It's a good option purely for cosmetics but don't rely on it for any kind of serious obscurity since it's trivially reversed. I've used it to great effect in the past to encode multiple integer values like start/end ID, sort order (0/1), etc. for cursor-based pagination. But that's only because there's nothing secret in those numbers. Just purely for convenience.
I once heard of some fancy data science that inferred that the company was the supplier's major customer from the gaps in the sequential ids they saw when using that supplier's API. That was useful in negotiations.
And so the company that did that data science realised they too were susceptible to exactly the same 'attack'. So they created a system to obscure the ids they were themselves exposing to their customers, using some cheap cut-down tea64 encryption iirc. My memory is it never went live, though.
Not that fancy (or at least not that novel). In WWII the allies used sequential serial numbers on destroyed and captured tanks to have a frighteningly accurate picture of German industrial output.

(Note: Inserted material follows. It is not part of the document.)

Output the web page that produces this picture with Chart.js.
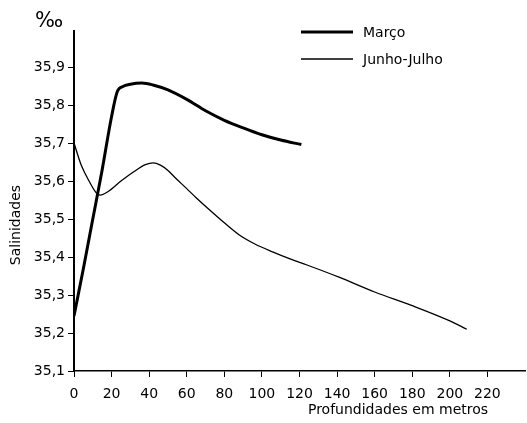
<!DOCTYPE html>
<html lang="pt">
<head>
  <meta charset="UTF-8">
  <title>Salinidades</title>
  <style>
    * { box-sizing: border-box; }
    body { margin: 0; padding: 0; background: #fff; }
    #wrap { width: 527px; height: 423px; }
  </style>
</head>
<body>
<div id="wrap"><canvas id="chart" width="527" height="423"></canvas></div>

<script src="https://cdn.jsdelivr.net/npm/chart.js"></script>
<script>
  // Março
  const marcoDepth = [0, 5, 10, 15, 20, 23, 26, 30, 36, 42, 50, 60, 70, 80, 90, 100, 110, 121];
  const marcoSal   = [35.245, 35.37, 35.50, 35.63, 35.77, 35.835, 35.849, 35.855, 35.858, 35.853, 35.84, 35.815, 35.785, 35.76, 35.74, 35.722, 35.708, 35.696];

  // Junho-Julho
  const junhoDepth = [0, 4, 8, 12, 14, 18, 25, 32, 38, 42, 46, 50, 54, 60, 65, 71, 80, 88, 96, 106, 115, 124, 141, 160, 180, 200, 209];
  const junhoSal   = [35.70, 35.64, 35.60, 35.568, 35.563, 35.572, 35.60, 35.625, 35.643, 35.648, 35.642, 35.628, 35.608, 35.58, 35.556, 35.529, 35.49, 35.458, 35.435, 35.413, 35.395, 35.379, 35.347, 35.308, 35.272, 35.232, 35.21];

  const seriesLabels = ['Março', 'Junho-Julho'];
  const xTitle = 'Profundidades em metros';
  const yTitle = 'Salinidades';
  const unitLabel = '‰';

  const FONT = '"DejaVu Sans", sans-serif';

  function toPoints(xs, ys) {
    return xs.map((x, i) => ({ x: x, y: ys[i] }));
  }

  // legend + axis titles drawn by hand to sit where the original has them
  const extras = {
    id: 'extras',
    afterDraw(chart) {
      const ctx = chart.ctx;
      ctx.save();
      ctx.fillStyle = '#000';
      ctx.strokeStyle = '#000';
      ctx.font = '14px ' + FONT;
      ctx.textBaseline = 'middle';

      const rows = [32, 59];
      chart.data.datasets.forEach((ds, i) => {
        ctx.lineWidth = ds.borderWidth;
        ctx.beginPath();
        ctx.moveTo(301, rows[i]);
        ctx.lineTo(353, rows[i]);
        ctx.stroke();
        ctx.fillText(ds.label, 363, rows[i] + 1);
      });

      ctx.textAlign = 'center';
      ctx.fillText(xTitle, 398, 410);

      ctx.font = '21px ' + FONT;
      ctx.fillText(unitLabel, 49, 22);

      ctx.font = '14px ' + FONT;
      ctx.translate(16, 225);
      ctx.rotate(-Math.PI / 2);
      ctx.fillText(yTitle, 0, 0);
      ctx.restore();
    }
  };

  new Chart(document.getElementById('chart'), {
    type: 'line',
    data: {
      datasets: [
        {
          label: seriesLabels[0],
          data: toPoints(marcoDepth, marcoSal),
          borderColor: '#000',
          borderWidth: 3,
          pointRadius: 0,
          cubicInterpolationMode: 'monotone',
          fill: false
        },
        {
          label: seriesLabels[1],
          data: toPoints(junhoDepth, junhoSal),
          borderColor: '#000',
          borderWidth: 1.3,
          pointRadius: 0,
          cubicInterpolationMode: 'monotone',
          fill: false
        }
      ]
    },
    options: {
      responsive: false,
      animation: false,
      layout: { padding: { top: 31, right: 2, left: 0, bottom: 0 } },
      plugins: {
        legend: { display: false },
        tooltip: { enabled: false }
      },
      scales: {
        x: {
          type: 'linear',
          min: 0,
          max: 240,
          afterFit(scale) { scale.height = 52; },
          afterBuildTicks(scale) { scale.ticks = scale.ticks.filter(t => t.value <= 220); },
          ticks: {
            stepSize: 20,
            color: '#000',
            padding: 9,
            maxRotation: 0,
            font: { family: FONT, size: 14 }
          },
          grid: { drawOnChartArea: false, drawTicks: true, tickLength: 6, color: '#000', lineWidth: 1 },
          border: { display: true, color: '#000', width: 1.5 }
        },
        y: {
          type: 'linear',
          min: 35.1,
          max: 35.995,
          afterFit(scale) { scale.width = 74; },
          afterBuildTicks(scale) { scale.ticks = scale.ticks.filter(t => t.value < 35.95); },
          ticks: {
            stepSize: 0.1,
            color: '#000',
            padding: 3,
            font: { family: FONT, size: 14 },
            callback: v => v.toFixed(1).replace('.', ',')
          },
          grid: { drawOnChartArea: false, drawTicks: true, tickLength: 6, color: '#000', lineWidth: 1 },
          border: { display: true, color: '#000', width: 2 }
        }
      }
    },
    plugins: [extras]
  });
</script>
</body>
</html>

This is a common misconception. hashids is _not_ an encryption algorithm. It's just an encoding with a tiny bit of obscurity layered in.
hashids.org:
> Do not encode sensitive data. This includes sensitive integers, like numeric passwords or PIN numbers. This is not a true encryption algorithm. There are people that dedicate their lives to cryptography and there are plenty of more appropriate algorithms: bcrypt, md5, aes, sha1, blowfish.